Das ist eine weitere Lehre der Geschichte: unsere Umgangsart mit Fremden. Was ist dieser Mondmann? Er ist ein Immigrant! Er wäre ein Gastarbeiter geworden! Und so, wie der Mondmann empfangen wird, empfangen wir die Immigranten: He’s not one of us – er ist keiner von uns! Und wenn wir Probleme mit Einwanderern haben, dann liegt es meist daran, dass sie nicht in die Gesellschaft integriert sind. Und eine weitere Lehre – wie in fast allen meinen Kinderbüchern – liegt im Triumph des Individualismus'. Meine ersten Bücher handelten von Kraken, Schlangen, Ratten, Geier – Tiere, die normalerweise als ekelhaft bezeichnet werden. Aber: Wir sind alle gleich und wir sind alle unterschiedlich. Und es ist der Unterschied, der uns die Identität gibt.
Was lag Ihnen bei der Verfilmung Ihres Buches besonders am Herzen?

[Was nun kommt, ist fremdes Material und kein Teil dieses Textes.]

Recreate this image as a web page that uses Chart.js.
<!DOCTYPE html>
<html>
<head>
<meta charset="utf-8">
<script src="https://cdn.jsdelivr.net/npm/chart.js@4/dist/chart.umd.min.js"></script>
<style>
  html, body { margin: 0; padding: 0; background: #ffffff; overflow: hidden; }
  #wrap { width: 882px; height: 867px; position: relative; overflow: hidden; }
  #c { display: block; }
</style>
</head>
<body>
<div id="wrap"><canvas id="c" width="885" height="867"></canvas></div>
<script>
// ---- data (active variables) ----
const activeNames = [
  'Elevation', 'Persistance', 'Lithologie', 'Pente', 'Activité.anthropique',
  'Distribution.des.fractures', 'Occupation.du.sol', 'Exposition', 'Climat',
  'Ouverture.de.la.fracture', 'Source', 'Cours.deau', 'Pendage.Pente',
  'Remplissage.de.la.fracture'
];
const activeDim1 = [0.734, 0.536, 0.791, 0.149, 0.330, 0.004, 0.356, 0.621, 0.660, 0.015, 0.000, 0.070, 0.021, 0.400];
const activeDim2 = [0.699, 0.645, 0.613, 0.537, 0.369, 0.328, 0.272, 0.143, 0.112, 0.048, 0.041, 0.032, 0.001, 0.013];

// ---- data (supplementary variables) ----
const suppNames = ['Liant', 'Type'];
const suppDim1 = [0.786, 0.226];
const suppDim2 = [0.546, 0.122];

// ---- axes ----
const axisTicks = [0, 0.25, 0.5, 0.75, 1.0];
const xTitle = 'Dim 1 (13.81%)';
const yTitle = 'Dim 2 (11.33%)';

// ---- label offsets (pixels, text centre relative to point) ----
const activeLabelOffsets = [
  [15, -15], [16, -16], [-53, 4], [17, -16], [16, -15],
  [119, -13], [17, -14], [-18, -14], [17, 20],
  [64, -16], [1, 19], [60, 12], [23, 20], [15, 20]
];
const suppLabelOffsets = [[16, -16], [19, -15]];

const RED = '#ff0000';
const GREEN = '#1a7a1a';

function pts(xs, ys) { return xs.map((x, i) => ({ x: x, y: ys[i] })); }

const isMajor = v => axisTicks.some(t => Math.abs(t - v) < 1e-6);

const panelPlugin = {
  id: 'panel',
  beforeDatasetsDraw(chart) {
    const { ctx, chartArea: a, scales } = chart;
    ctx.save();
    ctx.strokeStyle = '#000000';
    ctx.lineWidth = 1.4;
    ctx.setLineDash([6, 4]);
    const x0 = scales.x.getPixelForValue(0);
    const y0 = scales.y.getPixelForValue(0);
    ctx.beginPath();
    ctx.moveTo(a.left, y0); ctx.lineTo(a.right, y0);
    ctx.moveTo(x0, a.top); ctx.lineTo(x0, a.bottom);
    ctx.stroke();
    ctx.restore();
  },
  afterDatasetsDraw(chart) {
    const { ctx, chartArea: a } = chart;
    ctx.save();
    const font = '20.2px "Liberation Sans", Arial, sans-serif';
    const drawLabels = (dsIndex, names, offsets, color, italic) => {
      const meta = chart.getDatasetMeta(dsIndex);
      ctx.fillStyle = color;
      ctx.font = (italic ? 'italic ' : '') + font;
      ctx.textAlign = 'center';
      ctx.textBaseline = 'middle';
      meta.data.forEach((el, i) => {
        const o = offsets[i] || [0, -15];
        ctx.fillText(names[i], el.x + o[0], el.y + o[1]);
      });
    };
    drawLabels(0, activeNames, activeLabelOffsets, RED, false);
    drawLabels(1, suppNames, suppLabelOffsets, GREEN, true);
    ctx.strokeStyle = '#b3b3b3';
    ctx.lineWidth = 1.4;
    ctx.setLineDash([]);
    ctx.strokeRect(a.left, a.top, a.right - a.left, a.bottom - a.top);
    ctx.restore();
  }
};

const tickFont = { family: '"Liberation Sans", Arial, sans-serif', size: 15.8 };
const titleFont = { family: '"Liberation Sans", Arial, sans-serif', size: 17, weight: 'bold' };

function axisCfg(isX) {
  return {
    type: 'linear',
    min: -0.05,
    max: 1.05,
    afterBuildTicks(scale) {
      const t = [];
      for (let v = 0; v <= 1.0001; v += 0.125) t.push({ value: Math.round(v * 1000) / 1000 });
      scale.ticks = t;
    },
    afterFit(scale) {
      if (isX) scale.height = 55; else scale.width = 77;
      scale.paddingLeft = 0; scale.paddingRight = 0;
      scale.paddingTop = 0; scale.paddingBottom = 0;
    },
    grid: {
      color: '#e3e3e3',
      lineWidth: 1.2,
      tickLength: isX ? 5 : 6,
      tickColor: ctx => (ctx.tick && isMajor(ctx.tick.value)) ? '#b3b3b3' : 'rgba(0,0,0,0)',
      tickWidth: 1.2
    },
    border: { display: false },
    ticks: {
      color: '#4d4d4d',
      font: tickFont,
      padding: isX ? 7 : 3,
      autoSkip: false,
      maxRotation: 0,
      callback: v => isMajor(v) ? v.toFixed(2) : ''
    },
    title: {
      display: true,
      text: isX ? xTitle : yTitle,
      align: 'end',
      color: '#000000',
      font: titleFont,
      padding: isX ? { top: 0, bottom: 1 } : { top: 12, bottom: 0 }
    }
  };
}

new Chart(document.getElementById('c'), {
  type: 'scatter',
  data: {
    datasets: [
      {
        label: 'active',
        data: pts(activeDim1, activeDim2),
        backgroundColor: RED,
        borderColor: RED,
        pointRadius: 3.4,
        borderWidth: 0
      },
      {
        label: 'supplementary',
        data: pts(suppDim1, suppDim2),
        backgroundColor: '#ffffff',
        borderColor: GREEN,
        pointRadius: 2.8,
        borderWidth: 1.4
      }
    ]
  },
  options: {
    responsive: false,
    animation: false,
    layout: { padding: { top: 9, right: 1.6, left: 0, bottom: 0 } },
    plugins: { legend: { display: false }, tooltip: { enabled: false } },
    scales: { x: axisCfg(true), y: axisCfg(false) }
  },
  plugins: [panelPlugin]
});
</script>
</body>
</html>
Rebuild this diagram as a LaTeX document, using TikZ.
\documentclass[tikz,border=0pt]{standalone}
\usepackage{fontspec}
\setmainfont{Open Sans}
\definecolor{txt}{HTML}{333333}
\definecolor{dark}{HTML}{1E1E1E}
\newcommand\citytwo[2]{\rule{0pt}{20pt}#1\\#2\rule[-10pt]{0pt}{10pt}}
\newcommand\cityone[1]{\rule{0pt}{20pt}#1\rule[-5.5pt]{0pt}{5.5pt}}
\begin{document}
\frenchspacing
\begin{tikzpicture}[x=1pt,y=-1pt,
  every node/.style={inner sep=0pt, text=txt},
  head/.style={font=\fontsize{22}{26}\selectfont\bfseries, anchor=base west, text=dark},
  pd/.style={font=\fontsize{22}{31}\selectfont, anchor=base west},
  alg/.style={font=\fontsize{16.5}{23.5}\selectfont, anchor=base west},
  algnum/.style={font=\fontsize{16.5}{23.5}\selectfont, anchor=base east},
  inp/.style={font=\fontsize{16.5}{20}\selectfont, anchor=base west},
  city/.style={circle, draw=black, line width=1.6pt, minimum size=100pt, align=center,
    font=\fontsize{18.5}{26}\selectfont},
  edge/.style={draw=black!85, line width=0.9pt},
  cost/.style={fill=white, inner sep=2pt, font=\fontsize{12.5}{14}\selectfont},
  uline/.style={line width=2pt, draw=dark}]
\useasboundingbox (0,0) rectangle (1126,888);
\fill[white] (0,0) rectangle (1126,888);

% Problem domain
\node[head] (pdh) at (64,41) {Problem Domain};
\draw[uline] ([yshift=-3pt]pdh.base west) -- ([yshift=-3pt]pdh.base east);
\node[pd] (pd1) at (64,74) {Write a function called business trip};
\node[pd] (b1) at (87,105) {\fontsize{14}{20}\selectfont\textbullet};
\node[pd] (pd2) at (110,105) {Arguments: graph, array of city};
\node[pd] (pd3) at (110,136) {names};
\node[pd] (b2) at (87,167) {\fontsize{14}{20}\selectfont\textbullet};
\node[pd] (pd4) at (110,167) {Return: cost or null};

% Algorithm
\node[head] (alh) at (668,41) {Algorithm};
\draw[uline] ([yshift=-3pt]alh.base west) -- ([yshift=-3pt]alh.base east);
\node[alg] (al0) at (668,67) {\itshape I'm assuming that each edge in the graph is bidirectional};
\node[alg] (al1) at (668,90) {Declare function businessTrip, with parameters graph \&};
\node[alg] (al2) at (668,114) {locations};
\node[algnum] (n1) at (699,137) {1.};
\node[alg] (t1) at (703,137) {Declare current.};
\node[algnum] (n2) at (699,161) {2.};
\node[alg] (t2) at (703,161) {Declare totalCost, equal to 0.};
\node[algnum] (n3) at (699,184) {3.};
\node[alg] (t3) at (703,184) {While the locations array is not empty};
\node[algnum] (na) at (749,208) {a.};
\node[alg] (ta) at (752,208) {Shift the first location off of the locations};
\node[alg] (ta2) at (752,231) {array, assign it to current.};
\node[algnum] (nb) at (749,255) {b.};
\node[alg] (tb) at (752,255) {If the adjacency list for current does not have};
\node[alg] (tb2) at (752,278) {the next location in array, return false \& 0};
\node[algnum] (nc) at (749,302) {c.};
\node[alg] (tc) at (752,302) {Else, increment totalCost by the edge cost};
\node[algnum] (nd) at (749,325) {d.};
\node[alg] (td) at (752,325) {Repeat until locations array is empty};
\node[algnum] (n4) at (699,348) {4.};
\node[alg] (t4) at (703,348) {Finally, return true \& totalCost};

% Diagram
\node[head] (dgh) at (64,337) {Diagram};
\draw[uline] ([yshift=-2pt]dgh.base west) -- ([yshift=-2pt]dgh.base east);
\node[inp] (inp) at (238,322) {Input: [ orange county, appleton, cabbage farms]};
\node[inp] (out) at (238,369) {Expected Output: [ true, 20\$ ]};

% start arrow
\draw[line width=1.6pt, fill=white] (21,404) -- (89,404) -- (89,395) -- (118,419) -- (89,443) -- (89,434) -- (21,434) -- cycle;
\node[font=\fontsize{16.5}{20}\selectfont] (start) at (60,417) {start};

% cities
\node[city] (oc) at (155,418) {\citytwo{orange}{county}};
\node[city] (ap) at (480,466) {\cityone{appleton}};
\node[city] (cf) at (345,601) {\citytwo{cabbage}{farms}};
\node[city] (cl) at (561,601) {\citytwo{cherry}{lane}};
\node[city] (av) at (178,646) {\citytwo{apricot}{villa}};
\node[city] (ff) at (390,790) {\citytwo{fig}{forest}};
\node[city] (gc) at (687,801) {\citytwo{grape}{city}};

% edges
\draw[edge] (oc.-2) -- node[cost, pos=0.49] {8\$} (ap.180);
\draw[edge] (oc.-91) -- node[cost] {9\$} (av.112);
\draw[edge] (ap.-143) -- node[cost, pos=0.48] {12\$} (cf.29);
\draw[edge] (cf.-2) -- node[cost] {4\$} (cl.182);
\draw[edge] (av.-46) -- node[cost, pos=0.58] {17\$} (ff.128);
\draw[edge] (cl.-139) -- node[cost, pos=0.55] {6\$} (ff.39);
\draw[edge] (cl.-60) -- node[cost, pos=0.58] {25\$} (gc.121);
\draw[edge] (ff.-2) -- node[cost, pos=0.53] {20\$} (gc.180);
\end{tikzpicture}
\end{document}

Das Politische war für mich das Wichtigste. Es muss ein Film mit Engagement sein. Die meisten Trickfilme und so weiter sind nur für den Spaß. Doch was lernt man dabei? Die Kinder müssen doch etwas bekommen, das sie mit ins Leben nehmen können!
Was sollen die Kinder aus der Mondmann-Geschichte mitnehmen?
Dass sie wahrnehmen, in welcher Welt sie leben. Schauen Sie sich etwa die Konflikte in der arabischen Welt an! All überall werden Minoritäten unterdrückt. Ob das nun die Kopten in Ägypten sind oder Minderheiten anderswo. Ist er anders als die Anderen, wird er verfolgt. Und das passiert überall auf der Welt.
Wie kann man Ihrer Meinung nach pädagogisch mit Zum Filmarchiv: "Der Mondmann" arbeiten?
Die Kinder sollten eine Art Fragebogen bekommen, als Hinweis für die verschiedenen Bedeutungen, die in der Filmgeschichte enthalten sind. Also etwa: Wie würdest du reagieren, wenn du dem Mondmann begegnen würdest? Was würdest du ihm sagen? Würdest du ihn mitnehmen zu dir nach Hause zum Abendessen? Man vergisst immer, auch Kindern Fragen zu stellen. Es geht um ihre eigenen Meinungen, denn sie haben ebenso gute Meinungen wie wir. Meistens noch bessere. Man muss Kindern zuhören und sie ernst nehmen.